Just as Avi Loeb launches his new book on Oumuamua, Steven Desch and Alan Jackson, astrophysicists at Arizona State University’s School of Earth and Space Exploration, have published research suggesting that the object is likely a piece of nitrogen ice broken off a distant planet.
Desch and Jackson’s published their findings in two studies in the American Geophysical Union Journal of Geophysical Research: Planets.
Oumuamua, Hawaiian for “scout,” or “a messenger that reaches out from the distant past,” confounded scientists when it accelerated against the gravity of the sun as it passed through our solar system.
This acceleration would be explained if the object was a comet, but the elongated cigar-shaped Oumuamua had no tail.

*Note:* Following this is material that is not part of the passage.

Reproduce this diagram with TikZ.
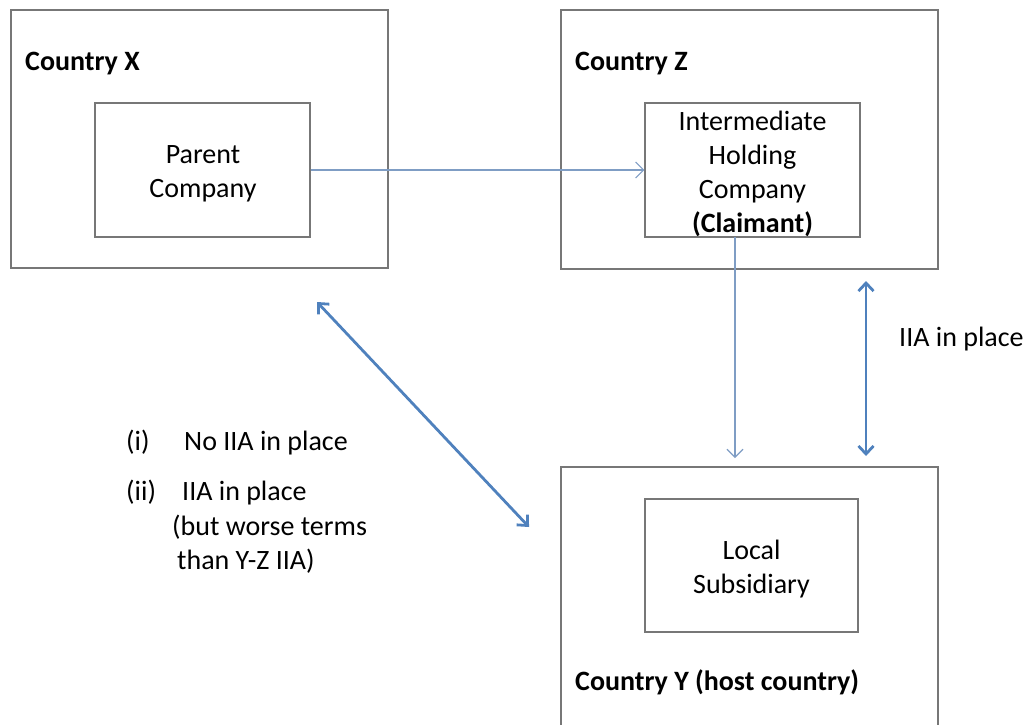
\documentclass[tikz,border=0pt]{standalone}
\usepackage{fontspec}
\setmainfont{Carlito}
\usetikzlibrary{arrows.meta}
\definecolor{boxgray}{HTML}{777777}
\definecolor{thinblue}{HTML}{7F9DC4}
\definecolor{thickblue}{HTML}{4F81BD}
\tikzset{
  country/.style={draw=boxgray, line width=1.2pt, minimum width=377pt, inner sep=0pt},
  company/.style={draw=boxgray, line width=1.2pt, minimum width=215pt, minimum height=134pt, inner sep=0pt},
  ctext/.style={align=center, inner sep=0pt},
  lbl/.style={anchor=base west, inner sep=0pt},
  thinarrow/.style={draw=thinblue, line width=1.1pt, -{Straight Barb[length=8pt,width=16pt,line width=1.1pt]}},
  thickarrow/.style={draw=thickblue, line width=2.8pt, {Straight Barb[length=8pt,width=15pt,line width=2.8pt]}-{Straight Barb[length=8pt,width=15pt,line width=2.8pt]}}
}
\begin{document}
\begin{tikzpicture}[x=1pt, y=-1pt, font=\fontsize{28}{34}\selectfont]
\useasboundingbox (0,0) rectangle (1033,724);
\clip (0,0) rectangle (1033,724);
% country boxes
\node[country, minimum height=258pt] (X) at (199.5,139) {};
\node[country, minimum height=259pt] (Z) at (749.5,139.5) {};
\node[country, minimum height=266pt] (Y) at (749.5,600) {};
% company boxes
\node[company] (P) at (202.5,170) {};
\node[company] (I) at (752.5,170) {};
\node[company, minimum width=213pt, minimum height=133pt] (L) at (751.5,565.5) {};
\node[ctext] (Pt) at (203,174) {Parent\\Company};
\node[ctext] (It) at (752.5,174) {Intermediate\\Holding\\Company\\\textbf{(Claimant)}};
\node[ctext] (Lt) at (751.5,569) {Local\\Subsidiary};
% labels
\node[lbl] (lx) at (25,70) {\textbf{Country X}};
\node[lbl] (lz) at (575,70) {\textbf{Country Z}};
\node[lbl] (ly) at (575,690) {\textbf{Country Y (host country)}};
\node[lbl] (iia) at (899,346) {IIA in place};
\node[lbl] (i) at (126,450) {(i)};
\node[lbl] (it) at (184,450) {No IIA in place};
\node[lbl] (ii) at (126,500) {(ii)};
\node[lbl] (iit) at (182,500) {IIA in place};
\node[lbl] (iit2) at (172,535) {(but worse terms};
\node[lbl] (iit3) at (177,569) {than Y-Z IIA)};
% connector end points
\coordinate (isrc) at (735,237);
\coordinate (idst) at (735,458);
\coordinate (vz) at (866,281);
\coordinate (vy) at (866,456);
\coordinate (dx) at (317,302);
\coordinate (dy) at (529,527);
% connectors
\draw[thinarrow] (P.east) -- (I.west);
\draw[thinarrow] (isrc) -- (idst);
\draw[thickarrow] (vz) -- (vy);
\draw[thickarrow] (dx) -- (dy);
\end{tikzpicture}
\end{document}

It was also flat like a pancake, unlike comets, which are spherical. The object also accelerated past the sun more quickly than comets do when their ices vaporize from the sun’s heat.
Enter Avi Loeb, who created worldwide news by suggesting Oumuamua, the first interstellar object we have identified, was a piece of alien technology.
“In many ways Oumuamua resembled a comet, but it was peculiar enough in several ways that mystery surrounded its nature, and speculation ran rampant about what it was,” said Desch, according a CNN story on the subject.
Desch and Jackson did not embrace the alien technology explanation and found that solid nitrogen best matched the motion of Oumuamua and that the reflectivity of the object also matched bodies made of nitrogen ice. They suggested that it may be a solid chunk of ice was dislodged from an ice-covered planet, like Pluto, after an impact.
Let the battle between Loeb and other scientists begin.